Puis-je vous prendre un peu de temps ? se prend-on souvent à dire au téléphone. Mais, le temps n’est-il pas fait pour être pris ou, plus exactement, pour être donné aux autres ? Sa dynamique intime n’est pas la rentabilité, l’efficacité, l’insouciance. Sa dialectique, disait le philosophe Levinas, est celle même de la relation aux autres.
Le temps chrétien s’épanouit au-delà du temps, dans cette plénitude que l’on appelle éternité, faute d’un autre mot. Ne serait-ce pas le temps de la présence totale les uns aux autres, de l’éternel recueillement où tout ce qui a été vécu dans le temps qui passe se recueille dans celui qui demeure ?

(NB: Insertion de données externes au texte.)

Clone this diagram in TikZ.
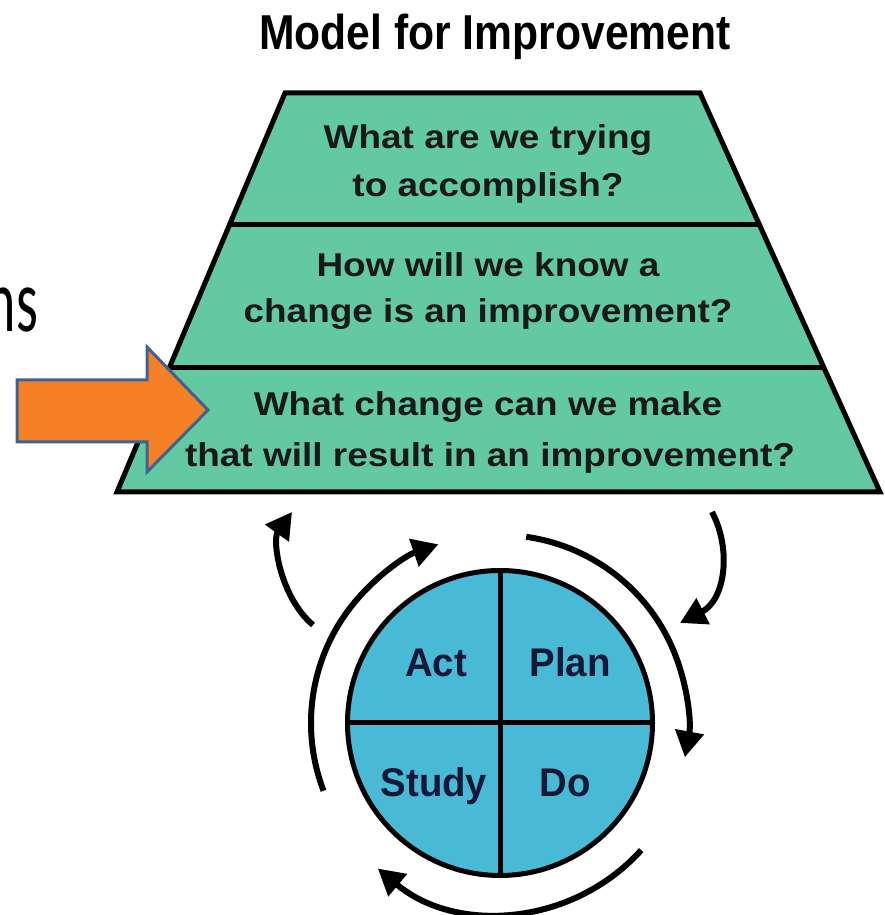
\documentclass[tikz,border=0pt]{standalone}
\usepackage{fontspec}
\setmainfont{Liberation Sans}
\newfontfamily\nsfont{Carlito}
\usetikzlibrary{arrows.meta,calc}
\definecolor{trapgreen}{RGB}{99,201,163}
\definecolor{pdsablue}{RGB}{72,186,214}
\definecolor{arroworange}{RGB}{245,128,37}
\definecolor{arrowblue}{RGB}{65,98,143}
\definecolor{labelnavy}{RGB}{20,25,55}
\begin{document}
\begin{tikzpicture}[x=1pt,y=1pt,
  qtext/.style={font=\fontsize{33}{33}\selectfont\bfseries, xscale=1.12, inner sep=0, anchor=base, text=black!90},
  ctext/.style={font=\fontsize{40}{40}\selectfont\bfseries, xscale=0.96, inner sep=0, anchor=base, text=labelnavy},
  outline/.style={line width=5pt, line join=miter},
  cyc/.style={line width=6pt, -{Triangle[length=26pt,width=28pt]}}]
\useasboundingbox (0,0) rectangle (885,915);
\fill[white] (0,0) rectangle (885,915);

% title
\node[font=\fontsize{49}{49}\selectfont\bfseries, xscale=0.87, inner sep=0, anchor=base] (title) at (495,865) {Model for Improvement};

% partial word at left
\node[font=\nsfont\fontsize{90}{90}\selectfont, xscale=0.62, inner sep=0, anchor=base east] (ns) at (38,583) {ns};

% trapezoid
\fill[trapgreen] (285,822) -- (700,822) -- (880,423) -- (117,423) -- cycle;
\draw[outline] (285,822) -- (700,822) -- (880,423) -- (117,423) -- cycle;
\draw[outline] (229,690) -- (760,690);
\draw[outline] (169,547) -- (824,547);

\node[qtext] (q1a) at (488,766) {What are we trying};
\node[qtext] (q1b) at (488,718) {to accomplish?};
\node[qtext] (q2a) at (488,638) {How will we know a};
\node[qtext] (q2b) at (488,592) {change is an improvement?};
\node[qtext] (q3a) at (488,499) {What change can we make};
\node[qtext] (q3b) at (490,448) {that will result in an improvement?};

% orange arrow
\draw[fill=arroworange, draw=arrowblue, line width=3pt, line join=miter]
  (17,535) -- (147,535) -- (147,568) -- (208,505) -- (147,443) -- (147,473) -- (17,473) -- cycle;

% PDSA circle
\node[circle, draw, line width=5pt, fill=pdsablue, minimum size=305pt, inner sep=0] (pdsa) at (500,192) {};
\draw[line width=5pt] (pdsa.north) -- (pdsa.south);
\draw[line width=5pt] (pdsa.west) -- (pdsa.east);
\node[ctext] (act) at (436,238) {Act};
\node[ctext] (plan) at (570,238) {Plan};
\node[ctext] (study) at (434,118) {Study};
\node[ctext] (do) at (565,118) {Do};

% cycle arrows
\draw[cyc] ($(pdsa.center)+(201:189pt)$) arc[start angle=201, end angle=109, radius=189pt];
\draw[cyc] ($(pdsa.center)+(82:188pt)$) arc[start angle=82, end angle=-10.5, radius=188pt];
\draw[cyc] ($(pdsa.center)+(-42:190pt)$) arc[start angle=-42, end angle=-130, radius=190pt];

% arrows to and from the trapezoid
\coordinate (tlS) at (313,290);
\coordinate (tlE) at (292,403);
\coordinate (trS) at (712,403);
\coordinate (trE) at (680,292);
\draw[cyc] (tlS) .. controls (280,318) and (272,375) .. (tlE);
\draw[cyc] (trS) .. controls (732,365) and (725,315) .. (trE);
\end{tikzpicture}
\end{document}
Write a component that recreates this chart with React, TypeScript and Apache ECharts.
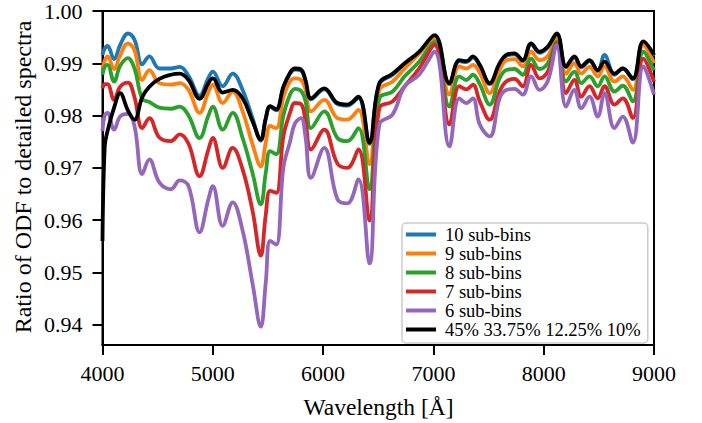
import React, { useEffect, useRef } from "react";
import * as echarts from "echarts";

const wavelengths = [4000, 4020, 4045, 4105, 4160, 4230, 4290, 4360, 4425, 4515, 4620, 4700, 4780, 4880, 4960, 5000, 5090, 5180, 5270, 5360, 5435, 5480, 5520, 5575, 5640, 5700, 5745, 5800, 5840, 5890, 6010, 6130, 6220, 6320, 6420, 6510, 6630, 6740, 6870, 7010, 7145, 7235, 7300, 7358, 7420, 7510, 7600, 7660, 7735, 7810, 7886, 7962, 8037, 8119, 8203, 8279, 8340, 8415, 8490, 8551, 8642, 8717, 8808, 8904, 9000];

const subBins10 = [0.9916, 0.9928, 0.9933, 0.9908, 0.9935, 0.9957, 0.9945, 0.9898, 0.9913, 0.989, 0.989, 0.9893, 0.9876, 0.9838, 0.9872, 0.9884, 0.9856, 0.988, 0.9849, 0.9795, 0.9752, 0.9793, 0.9816, 0.981, 0.9853, 0.988, 0.9888, 0.9886, 0.9866, 0.9831, 0.985, 0.9822, 0.9819, 0.9834, 0.9746, 0.986, 0.9878, 0.9898, 0.992, 0.9952, 0.986, 0.9904, 0.9902, 0.9911, 0.9895, 0.986, 0.9898, 0.9914, 0.9917, 0.9904, 0.9936, 0.992, 0.993, 0.9955, 0.9892, 0.9911, 0.9892, 0.9904, 0.9885, 0.9916, 0.9878, 0.989, 0.9869, 0.994, 0.9914];

const subBins9 = [0.989, 0.9905, 0.9913, 0.9889, 0.9915, 0.9938, 0.9925, 0.9868, 0.9887, 0.9862, 0.9859, 0.9862, 0.9849, 0.9805, 0.9845, 0.9859, 0.9824, 0.9846, 0.9808, 0.9745, 0.9703, 0.9748, 0.978, 0.9776, 0.9835, 0.9865, 0.9871, 0.9868, 0.985, 0.9808, 0.983, 0.9795, 0.9792, 0.9811, 0.9707, 0.9849, 0.9865, 0.989, 0.9918, 0.9947, 0.984, 0.9894, 0.989, 0.9897, 0.9882, 0.9843, 0.9887, 0.9906, 0.9908, 0.9894, 0.9922, 0.9906, 0.9914, 0.9947, 0.988, 0.99, 0.988, 0.9893, 0.9875, 0.9894, 0.9865, 0.9875, 0.9849, 0.9935, 0.99];

const subBins8 = [0.9878, 0.9893, 0.9897, 0.9865, 0.9895, 0.991, 0.989, 0.9832, 0.9826, 0.9815, 0.9813, 0.9817, 0.98, 0.9757, 0.98, 0.9817, 0.9773, 0.9805, 0.9757, 0.969, 0.963, 0.969, 0.9732, 0.9726, 0.98, 0.984, 0.9851, 0.9847, 0.9828, 0.9776, 0.9808, 0.9757, 0.9751, 0.9776, 0.9659, 0.9833, 0.9846, 0.9875, 0.9903, 0.9941, 0.9817, 0.9875, 0.9868, 0.9878, 0.986, 0.9821, 0.9871, 0.9887, 0.9889, 0.9878, 0.9909, 0.9889, 0.99, 0.9941, 0.9865, 0.9884, 0.9862, 0.9875, 0.9856, 0.9875, 0.9846, 0.9857, 0.9827, 0.9922, 0.9886];

const subBins7 = [0.9852, 0.986, 0.986, 0.983, 0.9855, 0.9863, 0.9835, 0.9776, 0.9795, 0.9758, 0.9751, 0.9764, 0.9746, 0.9684, 0.9735, 0.9757, 0.97, 0.9738, 0.9697, 0.9618, 0.9532, 0.961, 0.9656, 0.9652, 0.976, 0.9805, 0.9824, 0.9822, 0.979, 0.9735, 0.9773, 0.9708, 0.97, 0.9735, 0.9599, 0.9814, 0.9827, 0.9856, 0.989, 0.9935, 0.9783, 0.9856, 0.985, 0.9859, 0.9827, 0.9792, 0.9846, 0.9865, 0.987, 0.9856, 0.9897, 0.9871, 0.9884, 0.9938, 0.9843, 0.9868, 0.9836, 0.9856, 0.9833, 0.9856, 0.9821, 0.9833, 0.9795, 0.9909, 0.9865];

const subBins6 = [0.977, 0.98, 0.9805, 0.9773, 0.9798, 0.9803, 0.978, 0.9688, 0.9716, 0.9672, 0.9659, 0.9676, 0.9665, 0.9577, 0.964, 0.9665, 0.9589, 0.9634, 0.958, 0.9479, 0.9396, 0.948, 0.956, 0.9553, 0.97, 0.975, 0.9785, 0.9795, 0.976, 0.9681, 0.9738, 0.964, 0.9632, 0.9678, 0.9517, 0.9783, 0.9802, 0.9856, 0.9878, 0.9922, 0.9741, 0.9833, 0.9824, 0.9833, 0.9783, 0.976, 0.9833, 0.9849, 0.9851, 0.984, 0.9875, 0.9849, 0.9866, 0.9935, 0.9817, 0.9849, 0.9814, 0.9836, 0.9798, 0.9843, 0.9776, 0.9798, 0.9748, 0.9894, 0.984];

const weighted = [0.956, 0.974, 0.977, 0.9815, 0.9843, 0.981, 0.9792, 0.9835, 0.9855, 0.987, 0.9878, 0.988, 0.9868, 0.9832, 0.9862, 0.9871, 0.9844, 0.9849, 0.9833, 0.9789, 0.9754, 0.9795, 0.9818, 0.9812, 0.9855, 0.9882, 0.989, 0.9888, 0.9868, 0.9833, 0.9852, 0.9824, 0.9821, 0.9836, 0.9748, 0.9862, 0.988, 0.99, 0.9922, 0.9954, 0.9862, 0.9906, 0.9904, 0.9913, 0.9897, 0.9862, 0.99, 0.9916, 0.9919, 0.9906, 0.9938, 0.9922, 0.9932, 0.9957, 0.9894, 0.9913, 0.9894, 0.9906, 0.9887, 0.9903, 0.988, 0.989, 0.9871, 0.9942, 0.9916];

const seriesNames = ["10 sub-bins", "9 sub-bins", "8 sub-bins", "7 sub-bins", "6 sub-bins", "45% 33.75% 12.25% 10%"];
const seriesValues = [subBins10, subBins9, subBins8, subBins7, subBins6, weighted];
const seriesColors = ["#1f77b4", "#ff7f0e", "#2ca02c", "#d62728", "#9467bd", "#000000"];

const yTicks = [0.94, 0.95, 0.96, 0.97, 0.98, 0.99, 1.0];
const xTicks = [4000, 5000, 6000, 7000, 8000, 9000];

const FONT = "Liberation Serif";

export default function App() {
  const ref = useRef<HTMLDivElement>(null);
  useEffect(() => {
    if (!ref.current) return;
    const chart = echarts.init(ref.current, null, { renderer: "svg" });
    chart.setOption({
      animation: false,
      backgroundColor: "#ffffff",
      textStyle: { fontFamily: FONT },
      grid: {
        left: 102.5,
        right: 48,
        top: 9,
        bottom: 78,
        show: true,
        borderColor: "#000",
        borderWidth: 2,
        backgroundColor: "transparent",
      },
      xAxis: {
        type: "value",
        min: xTicks[0],
        max: xTicks[xTicks.length - 1],
        interval: 1000,
        axisLine: { show: true, lineStyle: { color: "#000", width: 2 } },
        axisTick: { show: true, inside: false, length: 10, lineStyle: { color: "#000", width: 2 } },
        axisLabel: {
          color: "#000",
          fontFamily: FONT,
          fontSize: 22,
          margin: 17,
          formatter: (v: number) => String(v),
        },
        splitLine: { show: false },
      },
      yAxis: {
        type: "value",
        min: 0.9361,
        max: 1.0,
        axisLine: { show: true, lineStyle: { color: "#000", width: 2 } },
        axisTick: {
          show: true,
          inside: false,
          length: 10,
          lineStyle: { color: "#000", width: 2 },
          customValues: yTicks,
        },
        axisLabel: {
          color: "#000",
          fontFamily: FONT,
          fontSize: 22,
          margin: 20,
          customValues: yTicks,
          formatter: (v: number) => v.toFixed(2),
        },
        splitLine: { show: false },
      },
      legend: {
        orient: "vertical",
        left: 402,
        top: 223,
        padding: [2, 7, 4, 4],
        itemGap: 0,
        itemWidth: 30,
        itemHeight: 4,
        icon: "rect",
        selectedMode: false,
        backgroundColor: "rgba(255,255,255,0.8)",
        borderColor: "#cccccc",
        borderWidth: 1.5,
        borderRadius: 4,
        textStyle: {
          color: "#000",
          fontFamily: FONT,
          fontSize: 18.5,
          lineHeight: 18.5,
          padding: [0, 0, 0, 4],
        },
        data: seriesNames,
      },
      graphic: [
        {
          type: "text",
          x: 23,
          y: 177,
          rotation: Math.PI / 2,
          style: {
            text: "Ratio of ODF to detailed spectra",
            fill: "#000",
            fontFamily: FONT,
            fontSize: 24,
            textAlign: "center",
            textVerticalAlign: "middle",
          },
        },
        {
          type: "text",
          x: 378.5,
          y: 407,
          style: {
            text: "Wavelength [Å]",
            fill: "#000",
            fontFamily: FONT,
            fontSize: 23.5,
            textAlign: "center",
            textVerticalAlign: "middle",
          },
        },
      ],
      series: seriesNames.map((name, k) => ({
        name,
        type: "line",
        data: wavelengths.map((w, i) => [w, seriesValues[k][i]]),
        showSymbol: false,
        symbol: "none",
        smooth: 0.4,
        clip: true,
        lineStyle: { color: seriesColors[k], width: 3.8 },
        itemStyle: { color: seriesColors[k] },
      })),
    });
    return () => chart.dispose();
  }, []);
  return (
    <div
      ref={ref}
      style={{ position: "fixed", left: 0, top: 0, width: 702, height: 423 }}
    />
  );
}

Le temps, en effet, semble se dérouler du passé vers l’avenir. Mais il faut le voir dans sa profondeur. Dans la liturgie chrétienne, le jour de Noël, alors qu’on fête un événement d’il y a deux mille ans, on chante “Aujourd’hui nous est né un Sauveur”. Blaise Pascal disait : “Jésus sera en agonie jusqu'à la fin du monde”, même si la passion se situe dans le passé. Dieu, en effet, se rencontre dans la ligne de la profondeur et souvent nous le situons sur la ligne chronologique.
Quand la ligne chronologique aura disparu, il ne restera que la profondeur.